Heureusement dans l’impasse où nous habitions nous avions un bistrot tenu par le père Bonnefoux , le 1er à gauche au premier plan , rude gaillard tout droit arrivé de son Auvergne natale .Nous avions également un immense terrain vague entouré de palissades ou chacun s’était approprié un bout de terrain pour y construire des cabanons en bois pour y entreposer tout et n’importe quoi.
Sans plus attendre le père Bonnefoux empoigne le porcinet et décide de « l’adopter » .Il lui aménage un petit nid douillet dans un de ces cabanons du terrain vague . Restait encore à trouver un nom au porcinet, à l’unanimité des adultes , nous les enfants nous n’avions pas droit au chapitre, ils décidèrent de l’appeler Prosper .
Mais comme dirait l’autre , pas fou le père Bonnefoux , arrière-petit-fils d’auvergnat , petit-fils d’auvergnat fils d’auvergnat , un choux c’est un choux, il avait flairé la bonne affaire .
Prospère prospérait de jour en jour , tout le quartier le nourrissait , mais bien entendu sous le contrôle avisé du père Bonnefoux . De temps en temps il le sortait du cabanon et l’invitait à boire un coup au bistrot( d’où la photo) , vous imaginez l’attraction que cela représentait pour nous les gamins de la zone pour qui la plupart n’avaient jamais vu une vraie vache , un mouton et là nous avions un cochon, un vrai .
Un jeudi ou nous ne savions pas quoi faire, la bande de chenapans que nous formions à l’époque , avions décidé d’en faire un zèbre , bonne idée déclarions nous à l’unissons, un pour tous et tous pour un quand il s’agit de faire des bêtises .
Trouver de la peinture noire et des pinceaux , rien de plus facile . Là où l’opération « Transformer » devenait plus compliquée était de coincer Prosper , qui visiblement se complaisait mieux en costume de porc plutôt que celui de zèbre . Malgré une bataille acharnée qui nous opposait au monstre porcin notre mission était accomplie nous avions réussi la transformation , le père Bonnefoux sera sans aucun doute content et surpris d’avoir un zèbre à la place d’un cochon .
Le lendemain matin trop contents de notre exploit de la veille les conversations allaient bon train dans la cour de l’école Jean Macé , nous étions les héros du jour .Le soir de retour au bercail nous eûmes droit au comité d’accueil , mais alors pas du tout à ce que l’on s’attendait , visiblement notre transformation génétique, sans doute la première à Aubervilliers et qui sait mondiale , dont nous étions si fiers n’était pas du tout, mais alors pas du tout du gout du père Bonnefoux et des gens du quartier , je dirai même que ça s’est terminé par une course à l’échalote et pour les moins rapides d’entre nous ce fut un souvenir douloureux que l’on n’était pas prêt d’oublier..

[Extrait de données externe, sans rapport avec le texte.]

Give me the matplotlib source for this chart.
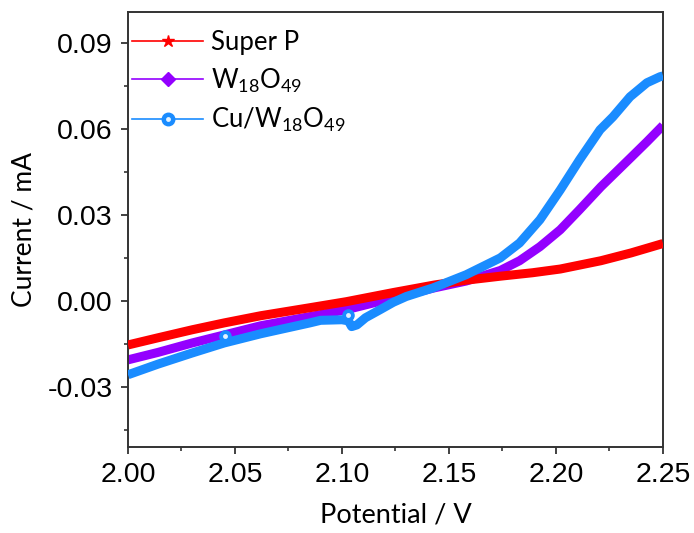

Le temps a passé , les adultes nous avaient pardonné Prospère était régulièrement invité au bistrot et continuait de prospérer jusqu’au jour fatidique ou Prosper disparu .
Nous les gamins malgré le turpitudes que nous lui faisions subir nous étions inquiets , on l’aimait bien notre cochon s’était notre bouffé d’oxygène , notre bol d’air comparé à la puanteur des odeurs agressives de toutes les usines qui nous environnaient , je n’irai pas jusqu’à dire que cette amitié était réciproque , quoique ..
Prospère avait disparu , qu’était -il devenu , volatilisé, peut-être s’était-il enfui pour échapper à nos turpitudes , ou alors il ne supportait plus l’air pollué d’Aubervilliers ??
Peu de temps après nous avions l’effroyable réponse , le jour ou le bistrot du père Bonnefoux était en ébullition, bondé des voisins du quartier , ça discutait ça buvait des canons , ça rigolait à gorges déployées .
Hé oui ils fêtaient le retour de Prosper , il était là notre souffre-douleur , débité façon puzzle sur les quelques tables du bistrot , il y en avait pour tout le monde . Ils avaient assassiné Prosper , celui-là même qu’ils invitaient à boire un coup au bistrot , les sanguinaires les sans cœur les criminels ils avaient élevé Prosper pour le tortorer plus tard .
C’est sans doute ce jour-là que nos illusions d’enfants se sont à jamais effondrées.